Fuzzy Front End (Electronic Business Magazine)writing

product-developmentterminologyearly-work
1985-01-01 · 1 min read · Edit on Pyrite

Reinertsen's 1985 article in Electronic Business, written while still at mckinsey, which coined the term "Fuzzy Front End" to describe the ambiguous, ill-defined earliest stage of product development — the period between the first glimmer of a product concept and the formal commitment to develop it. Note: this entry appears to describe the same article as blitzkrieg-product-development ("Blitzkrieg Product Development: Cut Development Time in Half," Electronic Business, January 15, 1985). Reinertsen's earliest known publication was his 1983 Electronic Business article quantifying the financial cost of development delays, which predates this one.

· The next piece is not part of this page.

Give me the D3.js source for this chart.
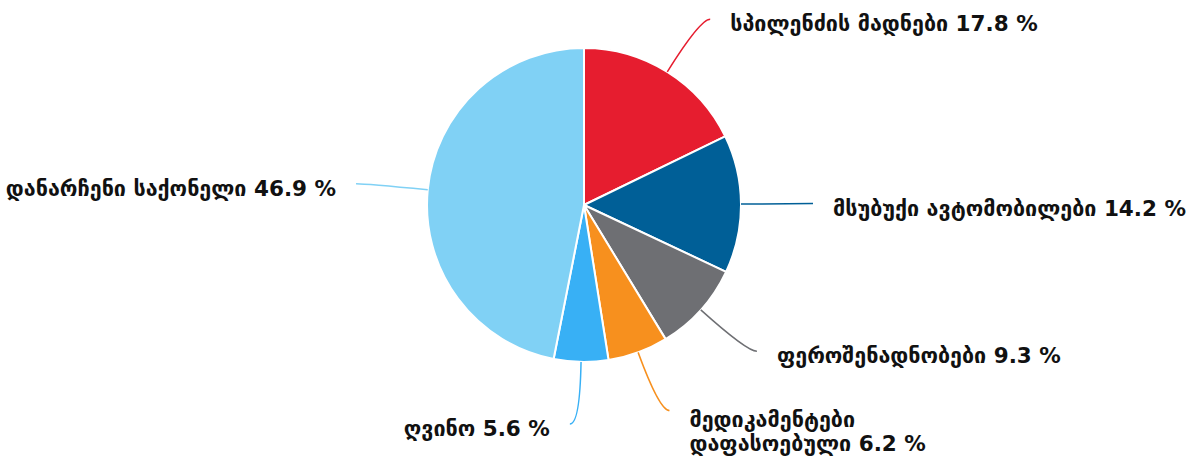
<!DOCTYPE html>
<html>
<head>
<meta charset="utf-8">
<script src="https://cdn.jsdelivr.net/npm/d3@7"></script>
<style>
  html, body { margin: 0; padding: 0; background: #fff; }
  svg { display: block; }
  .label { font-family: "DejaVu Sans", sans-serif; font-weight: bold; font-size: 21.5px; fill: #111; }
</style>
</head>
<body>
<div id="chart"></div>
<script>
// data (share of exports, %)
const categories = [
  "სპილენძის მადნები",
  "მსუბუქი ავტომობილები",
  "ფეროშენადნობები",
  "მედიკამენტები\nდაფასოებული",
  "ღვინო",
  "დანარჩენი საქონელი"
];
const values = [17.8, 14.2, 9.3, 6.2, 5.6, 46.9];
const colors = ["#e61d2f", "#005f97", "#6e6f73", "#f7901e", "#38b0f5", "#80d1f5"];

const width = 1199, height = 458;
const cx = 584, cy = 205, radius = 157;
const crook = 62;     // how far past the edge the connector bends
const tail = 10;      // horizontal bit of the connector
const gap = 20;       // connector end to text
const lineHeight = 24;

const svg = d3.select("#chart").append("svg")
    .attr("width", width)
    .attr("height", height);

const g = svg.append("g")
    .attr("transform", `translate(${cx},${cy})`);

const data = categories.map((name, i) => ({name, value: values[i], color: colors[i]}));

const pie = d3.pie()
    .sort(null)
    .value(d => d.value);

const arc = d3.arc()
    .innerRadius(0)
    .outerRadius(radius);

const arcs = pie(data);

g.selectAll("path.slice")
  .data(arcs)
  .join("path")
    .classed("slice", true)
    .attr("d", arc)
    .attr("fill", d => d.data.color)
    .attr("stroke", "#fff")
    .attr("stroke-width", 2)
    .attr("stroke-linejoin", "round");

// angle measured clockwise from 12 o'clock
const polar = (r, a) => [r * Math.sin(a), -r * Math.cos(a)];
const mid = d => (d.startAngle + d.endAngle) / 2;
const side = d => mid(d) < Math.PI ? 1 : -1;

const label_points = d => {
  const a = mid(d);
  const p0 = polar(radius, a);
  const c = polar(radius + crook, a);
  const p1 = [c[0] + side(d) * tail, c[1]];
  return {p0, c, p1};
};

g.selectAll("path.connector")
  .data(arcs)
  .join("path")
    .classed("connector", true)
    .attr("d", d => {
      const {p0, c, p1} = label_points(d);
      const path = d3.path();
      path.moveTo(p0[0], p0[1]);
      path.quadraticCurveTo(c[0], c[1], p1[0], p1[1]);
      return path.toString();
    })
    .attr("fill", "none")
    .attr("stroke", d => d.data.color)
    .attr("stroke-width", 1.5);

const labels = g.selectAll("text.label")
  .data(arcs)
  .join("text")
    .classed("label", true)
    .attr("text-anchor", d => side(d) > 0 ? "start" : "end")
    .attr("x", d => label_points(d).p1[0] + side(d) * gap)
    .attr("y", d => {
      const lines = d.data.name.split("\n").length;
      return label_points(d).p1[1] + (lines > 1 ? 16 : 12);
    });

labels.each(function(d) {
  const lines = d.data.name.split("\n");
  lines[lines.length - 1] += ` ${d.data.value} %`;
  const x = d3.select(this).attr("x");
  d3.select(this).selectAll("tspan")
    .data(lines)
    .join("tspan")
      .attr("x", x)
      .attr("dy", (t, i) => i === 0 ? 0 : lineHeight)
      .text(t => t);
});
</script>
</body>
</html>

The term captured a real problem that practitioners recognized but lacked language for. The front end of development is "fuzzy" in two senses: the work is inherently uncertain and hard to define, and organizations typically give it little structured attention, leaving it to proceed informally. Reinertsen's argument was that this ambiguity is not a failure of management rigor but a structural feature of early-stage development that requires its own discipline — one suited to managing-variability rather than eliminating it.

The phrase became standard across product development, engineering management, and innovation management literature. It is now used widely in academic and practitioner contexts, making this article a terminological milestone well beyond its original argument. The concept appears throughout Reinertsen's later writing, including managing-the-design-factory and principles-of-product-development-flow, where managing the economics of early-stage exploration is treated as a first-order problem.

The article is historically significant as the start of Reinertsen's publishing career and as evidence that his core preoccupations — economic discipline in the face of development uncertainty — were present from the beginning. His subsequent work can be read as a decades-long elaboration of the insight that the fuzzy front end deserves rigorous economic and process treatment.